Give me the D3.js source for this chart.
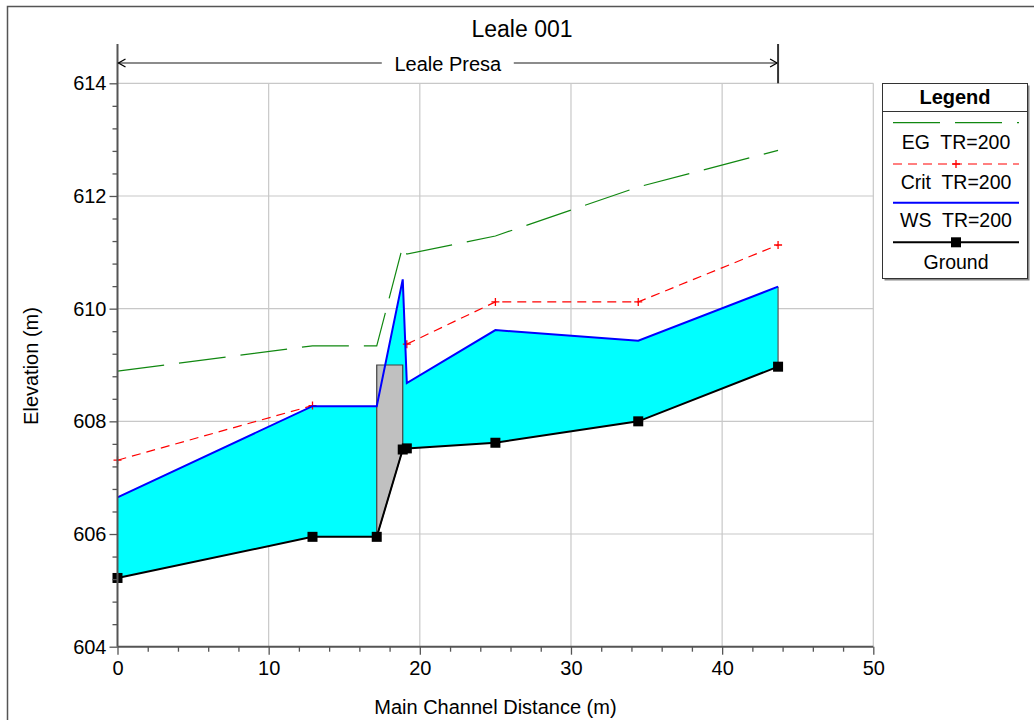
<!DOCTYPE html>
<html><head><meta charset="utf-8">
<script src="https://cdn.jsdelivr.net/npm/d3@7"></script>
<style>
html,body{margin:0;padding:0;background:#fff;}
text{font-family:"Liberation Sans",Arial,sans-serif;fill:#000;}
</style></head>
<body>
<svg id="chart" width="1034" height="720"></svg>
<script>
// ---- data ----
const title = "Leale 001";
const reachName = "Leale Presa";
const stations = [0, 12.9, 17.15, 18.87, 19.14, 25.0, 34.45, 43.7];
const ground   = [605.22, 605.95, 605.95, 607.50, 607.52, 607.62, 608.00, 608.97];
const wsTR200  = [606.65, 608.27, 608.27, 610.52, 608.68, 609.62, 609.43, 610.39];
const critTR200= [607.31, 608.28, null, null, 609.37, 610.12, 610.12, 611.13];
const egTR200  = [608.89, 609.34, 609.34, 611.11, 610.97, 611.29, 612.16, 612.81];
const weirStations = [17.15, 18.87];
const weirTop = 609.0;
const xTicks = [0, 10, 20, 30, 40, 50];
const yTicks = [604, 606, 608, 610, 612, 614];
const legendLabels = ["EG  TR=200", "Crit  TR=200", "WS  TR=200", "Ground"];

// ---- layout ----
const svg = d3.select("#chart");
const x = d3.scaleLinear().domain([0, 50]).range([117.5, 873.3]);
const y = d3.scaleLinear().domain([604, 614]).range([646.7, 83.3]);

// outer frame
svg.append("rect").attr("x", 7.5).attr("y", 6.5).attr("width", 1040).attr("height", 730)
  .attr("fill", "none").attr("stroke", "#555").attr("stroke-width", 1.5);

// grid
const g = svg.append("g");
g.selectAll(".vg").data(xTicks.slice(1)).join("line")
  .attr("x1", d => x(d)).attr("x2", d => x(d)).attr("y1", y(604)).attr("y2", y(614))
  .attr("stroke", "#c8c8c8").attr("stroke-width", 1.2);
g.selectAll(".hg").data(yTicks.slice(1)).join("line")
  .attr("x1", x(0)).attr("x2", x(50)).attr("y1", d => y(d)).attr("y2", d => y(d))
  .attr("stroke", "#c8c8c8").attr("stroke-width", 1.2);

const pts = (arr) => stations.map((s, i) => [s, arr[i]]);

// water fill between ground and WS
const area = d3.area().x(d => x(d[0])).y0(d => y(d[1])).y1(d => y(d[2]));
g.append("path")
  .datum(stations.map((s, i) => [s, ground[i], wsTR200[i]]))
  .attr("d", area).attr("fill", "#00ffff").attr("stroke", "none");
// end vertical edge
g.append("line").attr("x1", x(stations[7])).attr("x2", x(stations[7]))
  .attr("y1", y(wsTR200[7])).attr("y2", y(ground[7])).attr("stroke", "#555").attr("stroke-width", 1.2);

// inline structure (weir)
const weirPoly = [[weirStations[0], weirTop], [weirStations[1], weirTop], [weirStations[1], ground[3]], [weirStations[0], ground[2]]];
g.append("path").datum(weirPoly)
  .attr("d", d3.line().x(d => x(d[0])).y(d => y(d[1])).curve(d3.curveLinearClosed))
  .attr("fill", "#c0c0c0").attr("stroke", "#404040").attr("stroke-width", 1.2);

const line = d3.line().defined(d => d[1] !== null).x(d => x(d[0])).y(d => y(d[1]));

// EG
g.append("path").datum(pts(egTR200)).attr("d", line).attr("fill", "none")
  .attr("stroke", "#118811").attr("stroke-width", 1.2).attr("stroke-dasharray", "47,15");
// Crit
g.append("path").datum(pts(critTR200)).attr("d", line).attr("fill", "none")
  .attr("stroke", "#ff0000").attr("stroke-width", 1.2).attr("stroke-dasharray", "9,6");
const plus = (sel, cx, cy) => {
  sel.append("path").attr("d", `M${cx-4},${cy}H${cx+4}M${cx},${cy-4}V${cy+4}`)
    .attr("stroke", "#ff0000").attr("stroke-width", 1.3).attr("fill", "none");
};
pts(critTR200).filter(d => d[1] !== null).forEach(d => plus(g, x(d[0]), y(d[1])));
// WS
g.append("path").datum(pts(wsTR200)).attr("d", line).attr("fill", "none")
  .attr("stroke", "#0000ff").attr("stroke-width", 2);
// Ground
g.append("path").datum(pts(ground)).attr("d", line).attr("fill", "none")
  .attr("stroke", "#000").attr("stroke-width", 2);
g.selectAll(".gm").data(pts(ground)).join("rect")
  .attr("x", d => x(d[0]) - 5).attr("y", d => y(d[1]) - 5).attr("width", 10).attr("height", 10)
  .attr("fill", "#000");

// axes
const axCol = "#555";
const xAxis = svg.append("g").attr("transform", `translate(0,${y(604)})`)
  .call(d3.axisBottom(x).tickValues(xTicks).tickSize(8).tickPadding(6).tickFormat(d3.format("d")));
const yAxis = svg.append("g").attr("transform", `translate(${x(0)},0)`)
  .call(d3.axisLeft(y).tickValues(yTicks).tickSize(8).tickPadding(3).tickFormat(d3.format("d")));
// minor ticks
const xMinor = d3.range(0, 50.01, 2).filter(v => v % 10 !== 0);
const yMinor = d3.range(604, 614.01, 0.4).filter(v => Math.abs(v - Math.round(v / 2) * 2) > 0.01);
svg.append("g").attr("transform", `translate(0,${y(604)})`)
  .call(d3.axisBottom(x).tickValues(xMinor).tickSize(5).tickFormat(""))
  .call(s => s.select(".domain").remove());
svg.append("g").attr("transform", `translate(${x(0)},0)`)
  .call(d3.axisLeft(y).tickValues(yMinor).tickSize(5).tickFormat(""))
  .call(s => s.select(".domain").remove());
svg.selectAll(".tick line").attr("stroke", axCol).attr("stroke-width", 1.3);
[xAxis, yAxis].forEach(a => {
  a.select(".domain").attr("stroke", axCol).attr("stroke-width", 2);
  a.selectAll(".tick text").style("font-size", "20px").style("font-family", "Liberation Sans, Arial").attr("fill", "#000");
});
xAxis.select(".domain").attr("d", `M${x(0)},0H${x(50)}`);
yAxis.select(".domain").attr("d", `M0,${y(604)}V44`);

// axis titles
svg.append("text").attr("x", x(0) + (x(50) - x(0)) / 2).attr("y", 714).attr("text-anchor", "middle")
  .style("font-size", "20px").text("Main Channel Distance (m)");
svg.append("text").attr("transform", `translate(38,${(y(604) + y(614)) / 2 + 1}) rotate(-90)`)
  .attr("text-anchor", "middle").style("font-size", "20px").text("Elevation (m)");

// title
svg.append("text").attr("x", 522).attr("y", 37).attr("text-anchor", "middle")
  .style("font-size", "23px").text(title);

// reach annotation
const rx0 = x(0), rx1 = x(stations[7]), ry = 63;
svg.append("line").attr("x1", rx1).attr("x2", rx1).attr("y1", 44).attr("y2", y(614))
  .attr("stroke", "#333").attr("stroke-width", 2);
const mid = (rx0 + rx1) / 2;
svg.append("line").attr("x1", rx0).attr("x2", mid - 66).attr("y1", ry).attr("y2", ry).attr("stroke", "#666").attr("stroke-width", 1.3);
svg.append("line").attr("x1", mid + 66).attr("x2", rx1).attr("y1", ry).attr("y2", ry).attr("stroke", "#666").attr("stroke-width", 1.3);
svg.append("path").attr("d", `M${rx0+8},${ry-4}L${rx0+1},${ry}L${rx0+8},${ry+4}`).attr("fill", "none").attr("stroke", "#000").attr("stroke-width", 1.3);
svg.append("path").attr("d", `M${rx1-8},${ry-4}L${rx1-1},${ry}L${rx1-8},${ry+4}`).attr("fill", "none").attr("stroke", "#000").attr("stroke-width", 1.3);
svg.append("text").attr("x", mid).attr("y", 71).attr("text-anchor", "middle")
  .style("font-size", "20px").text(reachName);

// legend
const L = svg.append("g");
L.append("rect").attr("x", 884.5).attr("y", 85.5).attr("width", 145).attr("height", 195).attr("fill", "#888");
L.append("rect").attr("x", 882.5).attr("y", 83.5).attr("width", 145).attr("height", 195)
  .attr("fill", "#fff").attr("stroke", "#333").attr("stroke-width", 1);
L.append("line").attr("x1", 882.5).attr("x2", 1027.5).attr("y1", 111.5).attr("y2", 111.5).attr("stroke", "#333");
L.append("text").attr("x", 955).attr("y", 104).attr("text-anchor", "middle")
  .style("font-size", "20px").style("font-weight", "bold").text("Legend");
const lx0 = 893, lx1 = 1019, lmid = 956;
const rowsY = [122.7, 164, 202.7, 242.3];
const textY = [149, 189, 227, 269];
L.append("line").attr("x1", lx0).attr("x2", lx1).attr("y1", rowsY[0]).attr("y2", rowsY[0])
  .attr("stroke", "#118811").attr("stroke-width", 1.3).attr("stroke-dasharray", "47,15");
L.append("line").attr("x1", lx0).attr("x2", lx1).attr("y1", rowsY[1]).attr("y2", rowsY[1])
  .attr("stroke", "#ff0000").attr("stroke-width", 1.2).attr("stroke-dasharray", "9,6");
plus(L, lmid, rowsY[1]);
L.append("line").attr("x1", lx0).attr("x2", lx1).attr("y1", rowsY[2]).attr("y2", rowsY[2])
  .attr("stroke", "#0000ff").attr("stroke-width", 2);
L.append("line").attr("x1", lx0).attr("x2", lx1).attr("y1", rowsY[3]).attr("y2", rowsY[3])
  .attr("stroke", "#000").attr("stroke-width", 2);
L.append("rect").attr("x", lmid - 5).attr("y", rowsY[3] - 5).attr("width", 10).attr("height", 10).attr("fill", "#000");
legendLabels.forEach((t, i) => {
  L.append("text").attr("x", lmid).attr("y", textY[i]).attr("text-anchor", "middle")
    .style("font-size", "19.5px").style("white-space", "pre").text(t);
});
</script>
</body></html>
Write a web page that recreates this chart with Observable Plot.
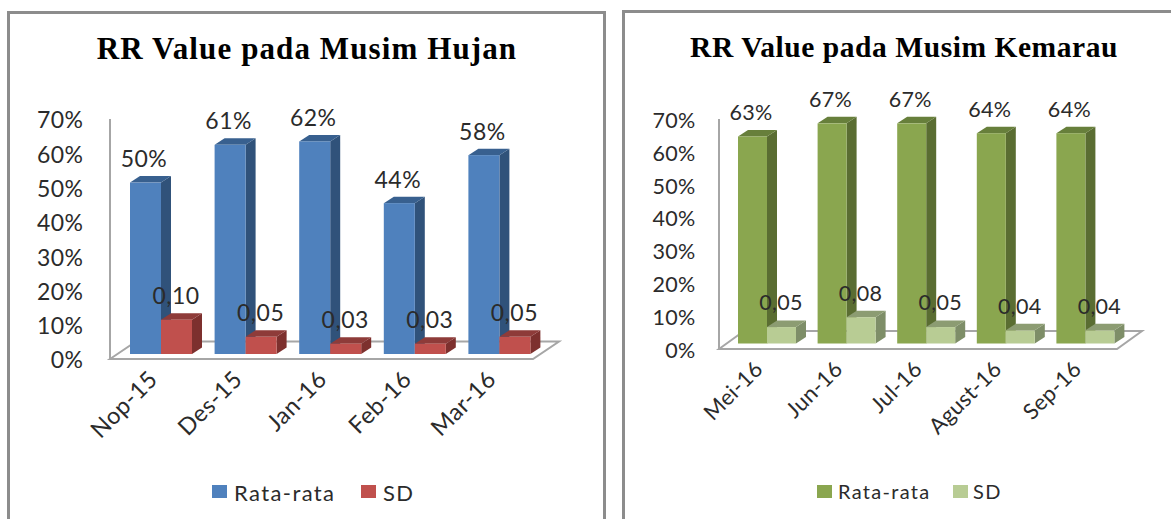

— EXERCISE PROMPT —
Gather each line of the listing containing the word "this" and show it.

— EXERCISE SOLUTION —
Give me the D3.js source for this chart.
Write a web page that recreates this chart with Observable Plot.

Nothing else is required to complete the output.